- **Material for this exercise**
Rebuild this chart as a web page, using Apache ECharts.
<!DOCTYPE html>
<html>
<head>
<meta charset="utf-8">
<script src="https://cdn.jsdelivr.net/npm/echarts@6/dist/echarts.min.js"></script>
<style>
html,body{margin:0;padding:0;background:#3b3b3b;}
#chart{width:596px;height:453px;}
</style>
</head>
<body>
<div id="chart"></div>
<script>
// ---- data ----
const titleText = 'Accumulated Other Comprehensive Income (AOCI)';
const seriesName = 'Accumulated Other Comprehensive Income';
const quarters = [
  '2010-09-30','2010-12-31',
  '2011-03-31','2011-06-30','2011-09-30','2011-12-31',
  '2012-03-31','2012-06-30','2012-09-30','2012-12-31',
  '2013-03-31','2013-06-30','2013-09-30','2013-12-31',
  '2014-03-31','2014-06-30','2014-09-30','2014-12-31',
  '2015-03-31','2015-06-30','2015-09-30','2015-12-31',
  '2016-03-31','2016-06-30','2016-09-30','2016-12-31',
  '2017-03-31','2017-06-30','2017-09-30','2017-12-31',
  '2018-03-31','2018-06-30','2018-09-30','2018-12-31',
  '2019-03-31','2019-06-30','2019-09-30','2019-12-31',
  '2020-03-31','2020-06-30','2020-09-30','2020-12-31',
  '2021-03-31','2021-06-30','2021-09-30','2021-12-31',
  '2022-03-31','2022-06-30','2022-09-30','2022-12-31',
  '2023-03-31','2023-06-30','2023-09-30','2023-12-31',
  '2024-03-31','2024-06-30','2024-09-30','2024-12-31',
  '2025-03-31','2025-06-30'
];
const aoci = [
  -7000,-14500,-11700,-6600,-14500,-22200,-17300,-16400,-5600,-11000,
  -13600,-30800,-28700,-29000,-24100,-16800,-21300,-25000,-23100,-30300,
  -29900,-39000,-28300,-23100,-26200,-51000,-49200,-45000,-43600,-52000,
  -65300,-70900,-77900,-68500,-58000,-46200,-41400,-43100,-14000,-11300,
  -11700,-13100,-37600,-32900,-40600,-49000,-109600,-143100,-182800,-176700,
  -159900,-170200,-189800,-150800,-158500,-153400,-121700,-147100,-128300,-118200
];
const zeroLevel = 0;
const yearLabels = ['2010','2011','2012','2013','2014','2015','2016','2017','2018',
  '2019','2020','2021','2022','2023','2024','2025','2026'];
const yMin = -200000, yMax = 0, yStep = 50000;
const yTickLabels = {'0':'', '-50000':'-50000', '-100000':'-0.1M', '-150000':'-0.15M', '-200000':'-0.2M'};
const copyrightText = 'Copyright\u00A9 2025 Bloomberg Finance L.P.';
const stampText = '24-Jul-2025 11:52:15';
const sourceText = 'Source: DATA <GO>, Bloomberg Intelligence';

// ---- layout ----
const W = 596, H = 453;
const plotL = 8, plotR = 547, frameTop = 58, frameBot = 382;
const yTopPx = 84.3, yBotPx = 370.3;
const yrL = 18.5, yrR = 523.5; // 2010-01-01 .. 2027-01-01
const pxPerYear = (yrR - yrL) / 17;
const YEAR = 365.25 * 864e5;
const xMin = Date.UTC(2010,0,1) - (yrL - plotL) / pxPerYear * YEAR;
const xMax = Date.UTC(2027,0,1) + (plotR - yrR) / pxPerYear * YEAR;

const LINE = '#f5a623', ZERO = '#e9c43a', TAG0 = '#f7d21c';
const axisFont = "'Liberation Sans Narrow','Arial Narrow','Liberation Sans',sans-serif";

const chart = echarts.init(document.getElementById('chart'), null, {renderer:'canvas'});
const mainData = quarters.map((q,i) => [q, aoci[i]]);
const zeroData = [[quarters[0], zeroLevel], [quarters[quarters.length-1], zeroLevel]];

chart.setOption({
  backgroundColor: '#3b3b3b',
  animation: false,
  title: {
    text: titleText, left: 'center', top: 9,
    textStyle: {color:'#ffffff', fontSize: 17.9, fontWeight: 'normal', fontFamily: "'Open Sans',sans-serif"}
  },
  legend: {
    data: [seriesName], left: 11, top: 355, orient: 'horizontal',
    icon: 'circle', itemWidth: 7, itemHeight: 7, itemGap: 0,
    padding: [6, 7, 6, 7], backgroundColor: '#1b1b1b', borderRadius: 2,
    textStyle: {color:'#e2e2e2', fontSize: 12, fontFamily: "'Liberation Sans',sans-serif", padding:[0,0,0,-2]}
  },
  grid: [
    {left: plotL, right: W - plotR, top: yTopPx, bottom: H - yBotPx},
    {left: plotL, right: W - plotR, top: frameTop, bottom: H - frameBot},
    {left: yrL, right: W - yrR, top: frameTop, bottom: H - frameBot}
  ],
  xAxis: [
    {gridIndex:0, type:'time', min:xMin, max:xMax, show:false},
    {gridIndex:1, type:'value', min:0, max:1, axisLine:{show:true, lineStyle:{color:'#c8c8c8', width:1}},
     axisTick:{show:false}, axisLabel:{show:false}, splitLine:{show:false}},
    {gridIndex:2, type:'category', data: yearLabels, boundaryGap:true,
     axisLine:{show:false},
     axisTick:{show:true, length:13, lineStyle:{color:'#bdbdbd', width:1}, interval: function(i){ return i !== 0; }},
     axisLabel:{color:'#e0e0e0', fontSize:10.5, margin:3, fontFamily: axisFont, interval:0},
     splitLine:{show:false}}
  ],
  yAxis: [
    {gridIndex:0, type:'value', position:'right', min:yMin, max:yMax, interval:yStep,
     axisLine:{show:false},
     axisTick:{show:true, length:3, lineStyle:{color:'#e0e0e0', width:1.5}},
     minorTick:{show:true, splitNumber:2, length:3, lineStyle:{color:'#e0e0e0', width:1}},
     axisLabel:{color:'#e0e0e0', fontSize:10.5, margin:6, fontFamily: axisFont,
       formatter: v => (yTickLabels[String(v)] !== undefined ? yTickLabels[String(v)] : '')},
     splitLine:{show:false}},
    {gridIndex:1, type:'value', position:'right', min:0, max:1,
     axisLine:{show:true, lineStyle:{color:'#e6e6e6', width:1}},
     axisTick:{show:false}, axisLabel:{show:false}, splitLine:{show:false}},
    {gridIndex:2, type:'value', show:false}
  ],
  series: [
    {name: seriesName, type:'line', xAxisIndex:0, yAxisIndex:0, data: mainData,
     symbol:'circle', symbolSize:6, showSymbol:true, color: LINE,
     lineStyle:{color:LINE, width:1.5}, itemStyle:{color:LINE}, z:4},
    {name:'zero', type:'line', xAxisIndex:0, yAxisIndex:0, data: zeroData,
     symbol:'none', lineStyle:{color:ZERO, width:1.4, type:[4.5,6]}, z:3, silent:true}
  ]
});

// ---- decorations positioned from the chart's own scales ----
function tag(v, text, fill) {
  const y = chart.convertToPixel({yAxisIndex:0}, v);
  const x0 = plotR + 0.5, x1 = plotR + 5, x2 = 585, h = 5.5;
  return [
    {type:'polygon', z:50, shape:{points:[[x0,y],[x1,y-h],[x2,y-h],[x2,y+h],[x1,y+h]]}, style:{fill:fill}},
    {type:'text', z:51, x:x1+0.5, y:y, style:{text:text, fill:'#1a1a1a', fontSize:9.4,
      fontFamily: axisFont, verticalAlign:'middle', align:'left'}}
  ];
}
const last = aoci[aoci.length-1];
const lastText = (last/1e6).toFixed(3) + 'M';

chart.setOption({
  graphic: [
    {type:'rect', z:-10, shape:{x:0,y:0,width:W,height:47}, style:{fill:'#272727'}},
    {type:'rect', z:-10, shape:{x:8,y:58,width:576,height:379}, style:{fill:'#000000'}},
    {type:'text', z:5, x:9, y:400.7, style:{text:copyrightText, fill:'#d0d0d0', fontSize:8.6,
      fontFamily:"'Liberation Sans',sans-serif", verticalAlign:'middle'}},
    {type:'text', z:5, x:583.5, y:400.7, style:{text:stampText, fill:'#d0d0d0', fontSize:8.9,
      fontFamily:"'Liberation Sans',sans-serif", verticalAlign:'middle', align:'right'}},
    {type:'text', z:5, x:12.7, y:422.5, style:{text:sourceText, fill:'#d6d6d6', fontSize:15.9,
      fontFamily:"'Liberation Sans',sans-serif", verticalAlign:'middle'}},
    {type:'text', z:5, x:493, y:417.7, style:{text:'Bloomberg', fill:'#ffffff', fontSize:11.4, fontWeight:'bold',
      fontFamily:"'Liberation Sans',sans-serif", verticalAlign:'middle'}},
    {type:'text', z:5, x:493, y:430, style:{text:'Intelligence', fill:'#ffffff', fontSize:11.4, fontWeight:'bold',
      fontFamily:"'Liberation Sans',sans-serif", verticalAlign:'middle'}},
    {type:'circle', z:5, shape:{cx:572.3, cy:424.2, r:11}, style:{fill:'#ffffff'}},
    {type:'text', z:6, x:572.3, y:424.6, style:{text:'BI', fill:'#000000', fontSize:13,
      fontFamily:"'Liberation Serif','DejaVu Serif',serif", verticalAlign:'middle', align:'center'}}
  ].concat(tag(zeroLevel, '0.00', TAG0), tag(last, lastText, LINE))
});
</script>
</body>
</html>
==
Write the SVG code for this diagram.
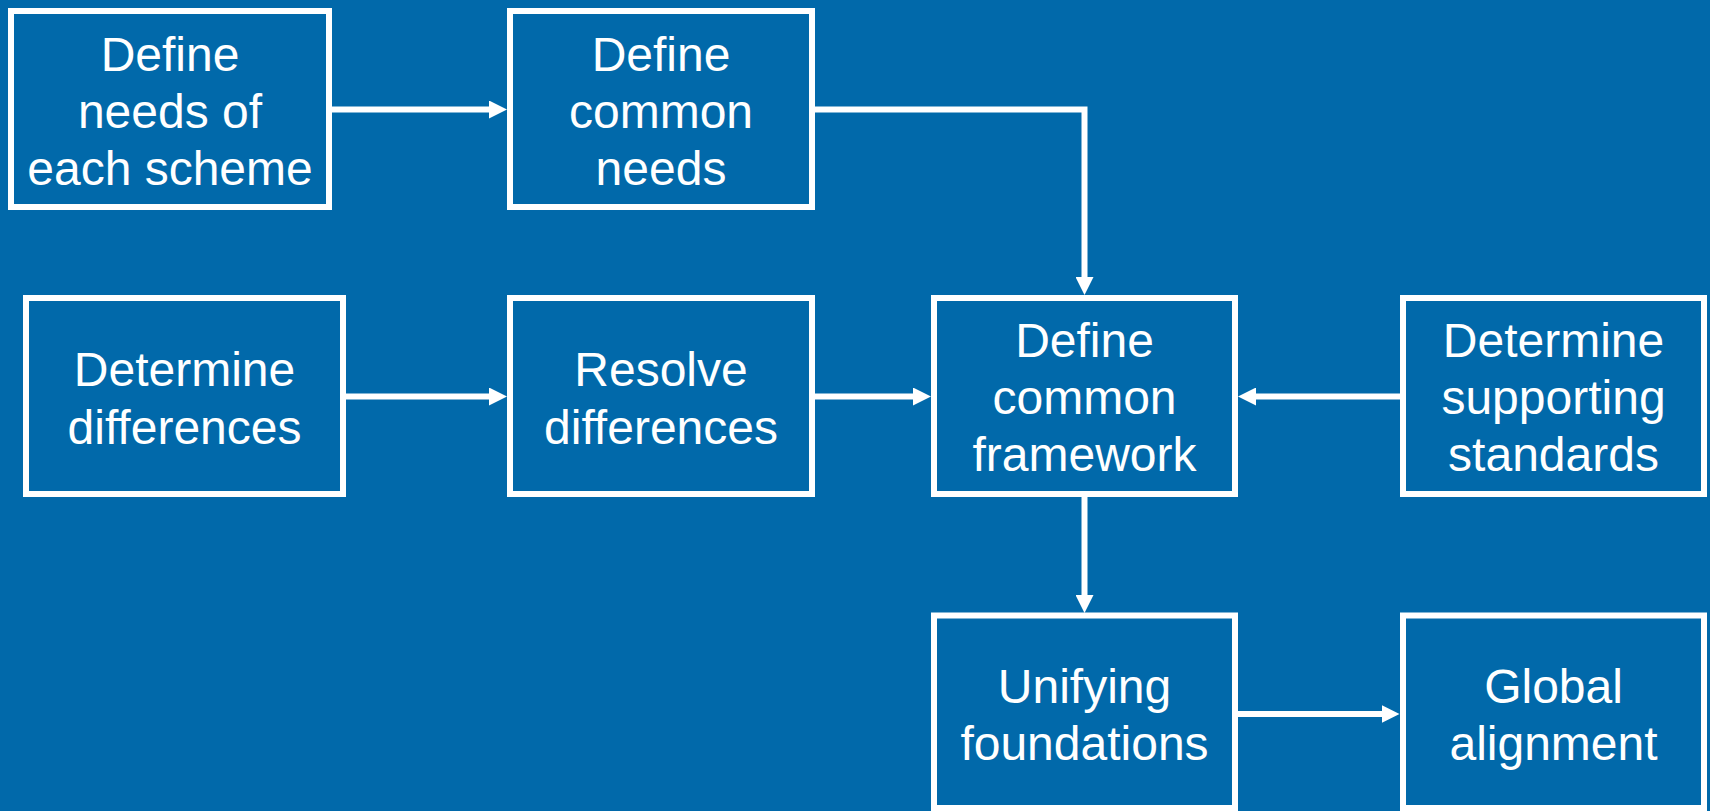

- **Stated goal**
In the listing above, locate the line containing "Rebuild this chart" and the line containing "const sourceText = 'Source: DATA". Transcribe those two lines and everything between them, exactly as written.

- **Result of the task**
Rebuild this chart as a web page, using Apache ECharts.
<!DOCTYPE html>
<html>
<head>
<meta charset="utf-8">
<script src="https://cdn.jsdelivr.net/npm/echarts@6/dist/echarts.min.js"></script>
<style>
html,body{margin:0;padding:0;background:#3b3b3b;}
#chart{width:596px;height:453px;}
</style>
</head>
<body>
<div id="chart"></div>
<script>
// ---- data ----
const titleText = 'Accumulated Other Comprehensive Income (AOCI)';
const seriesName = 'Accumulated Other Comprehensive Income';
const quarters = [
  '2010-09-30','2010-12-31',
  '2011-03-31','2011-06-30','2011-09-30','2011-12-31',
  '2012-03-31','2012-06-30','2012-09-30','2012-12-31',
  '2013-03-31','2013-06-30','2013-09-30','2013-12-31',
  '2014-03-31','2014-06-30','2014-09-30','2014-12-31',
  '2015-03-31','2015-06-30','2015-09-30','2015-12-31',
  '2016-03-31','2016-06-30','2016-09-30','2016-12-31',
  '2017-03-31','2017-06-30','2017-09-30','2017-12-31',
  '2018-03-31','2018-06-30','2018-09-30','2018-12-31',
  '2019-03-31','2019-06-30','2019-09-30','2019-12-31',
  '2020-03-31','2020-06-30','2020-09-30','2020-12-31',
  '2021-03-31','2021-06-30','2021-09-30','2021-12-31',
  '2022-03-31','2022-06-30','2022-09-30','2022-12-31',
  '2023-03-31','2023-06-30','2023-09-30','2023-12-31',
  '2024-03-31','2024-06-30','2024-09-30','2024-12-31',
  '2025-03-31','2025-06-30'
];
const aoci = [
  -7000,-14500,-11700,-6600,-14500,-22200,-17300,-16400,-5600,-11000,
  -13600,-30800,-28700,-29000,-24100,-16800,-21300,-25000,-23100,-30300,
  -29900,-39000,-28300,-23100,-26200,-51000,-49200,-45000,-43600,-52000,
  -65300,-70900,-77900,-68500,-58000,-46200,-41400,-43100,-14000,-11300,
  -11700,-13100,-37600,-32900,-40600,-49000,-109600,-143100,-182800,-176700,
  -159900,-170200,-189800,-150800,-158500,-153400,-121700,-147100,-128300,-118200
];
const zeroLevel = 0;
const yearLabels = ['2010','2011','2012','2013','2014','2015','2016','2017','2018',
  '2019','2020','2021','2022','2023','2024','2025','2026'];
const yMin = -200000, yMax = 0, yStep = 50000;
const yTickLabels = {'0':'', '-50000':'-50000', '-100000':'-0.1M', '-150000':'-0.15M', '-200000':'-0.2M'};
const copyrightText = 'Copyright\u00A9 2025 Bloomberg Finance L.P.';
const stampText = '24-Jul-2025 11:52:15';
const sourceText = 'Source: DATA <GO>, Bloomberg Intelligence';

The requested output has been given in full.